The nuclear deal with Iran announced by President Barack Obama is a mirage—an agreement now to agree later. But it stands for something bigger: the belief that it’s better to have the bad guys inside the tent than out of it.

As the president put it last year, he believes that, if only Iran would limit its nuclear program, it would be “a very successful regional power.” The job of the United States, therefore, is to grind off Iran’s roughest edges and bring it into the community of nations, which will supposedly complete the job of transforming Iran.

This has been the guiding theme of U.S. foreign policy, with a few exceptions, for years. President Bill Clinton argued that only by admitting China to the World Trade Organization could we hope to remake it into a law-abiding, responsible trading partner. And in time, that would change China’s political order.
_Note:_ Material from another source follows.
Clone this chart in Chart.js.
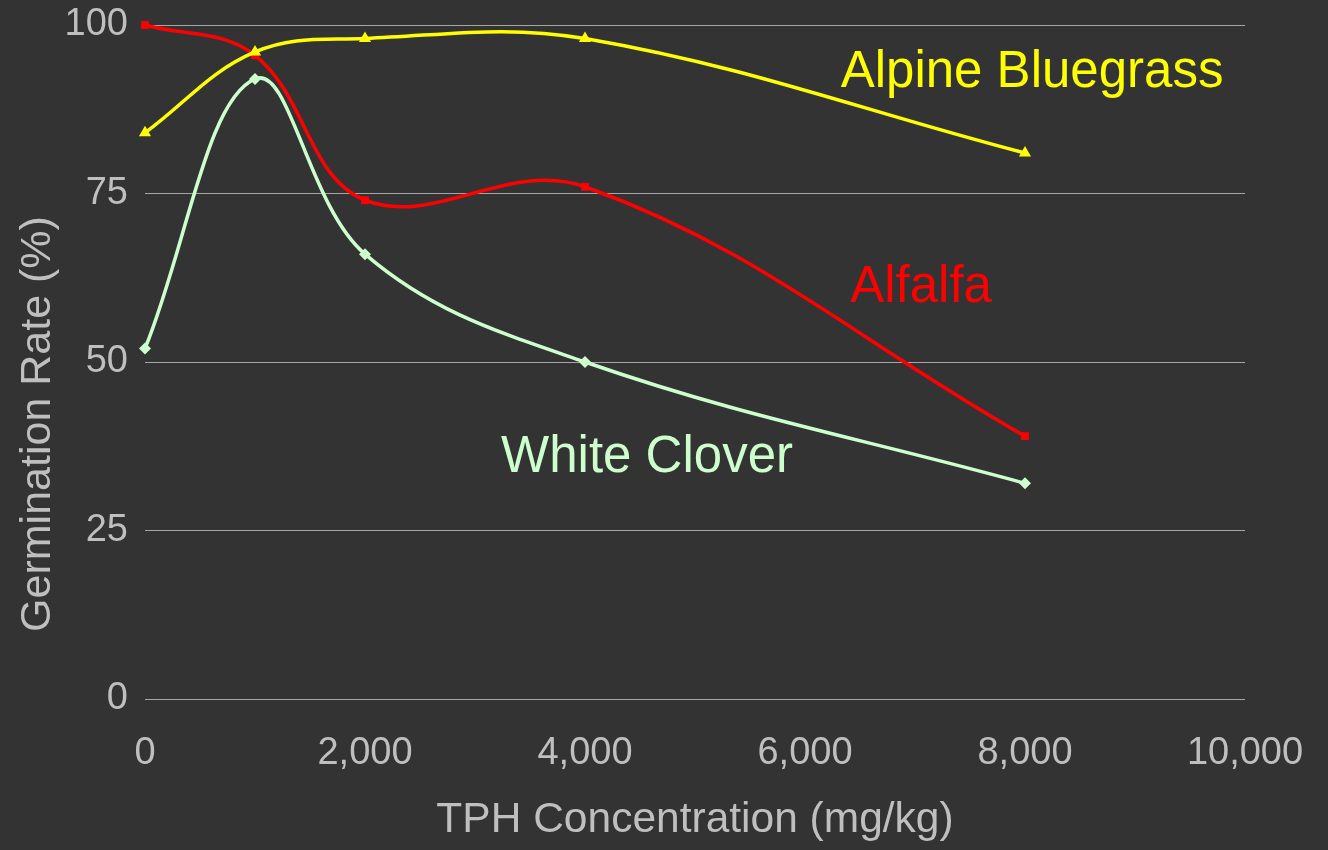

No one has personified this theory of engagement like Obama, who has used it to justify outreach to Iran, Burma and Cuba. But both Democratic and Republican presidents have usually operated on the theory that the way to get what you want is through inclusion.

From admission to the United Nations on down the hierarchy of international organizations, the United States rarely stands up for the idea that there should be any standards for joining the club. Instead, it wants the club to be as big as possible. It’s eager to admit, very reluctant to kick out.

With his own inimitable vulgarity, President Lyndon Johnson summed up this approach. Alluding to FBI Director J. Edgar Hoover—who was almost a foreign power unto himself—he said “It’s probably better to have him inside the tent pissing out, than outside the tent pissing in.”

Today, we assume that inclusion leads to reformation. But once the bad guys are in the club, they abuse its privileges.

The problem with the theory is that it only works on places that want it to work. There was an excellent argument for bringing Eastern Europe in from the cold after 1989, because, having been force fed on Soviet Communism since 1945, they wanted nothing more than to reject it.

But if the old regime is still in place—as it is in Iran, Cuba, Burma and China—engagement doesn’t work. It’s touchingly innocent to believe that negotiations can erase the desire of an autocrat to hold onto power, or that prosperity will naturally cause democracy to flower.

But China’s reforms actually stalled after it was admitted to the WTO. As President Dwight Eisenhower’s secretary of state, John Foster Dulles, wisely pointed out, the United Nations “was not set up to be a reformatory. It was assumed that you would be good before you got in and not that being in would make you good.”

Today, we assume that inclusion leads to reformation. But once the bad guys are in the club, they abuse its privileges. We supported Russia’s admission to Interpol, the international police organization, in 1990, at the end of the Cold War. But today, Russia uses Interpol to harass dissidents, refugees and exiles.

We emphasize the importance of the laws of war. But Hamas uses those laws to wage a media campaign against Israel, by strategically violating them and then complaining about legitimate Israeli responses. Hamas gets the privileges of the laws of war, without actually respecting them.

With places that want to change, there’s a good argument for inclusion. But inclusion should come only when the nation meets minimum standards: If the UN is supposed to embody the values in its charter, its members should live up to them.

The problem with letting everyone into the tent is that they don’t piss out. They piss in.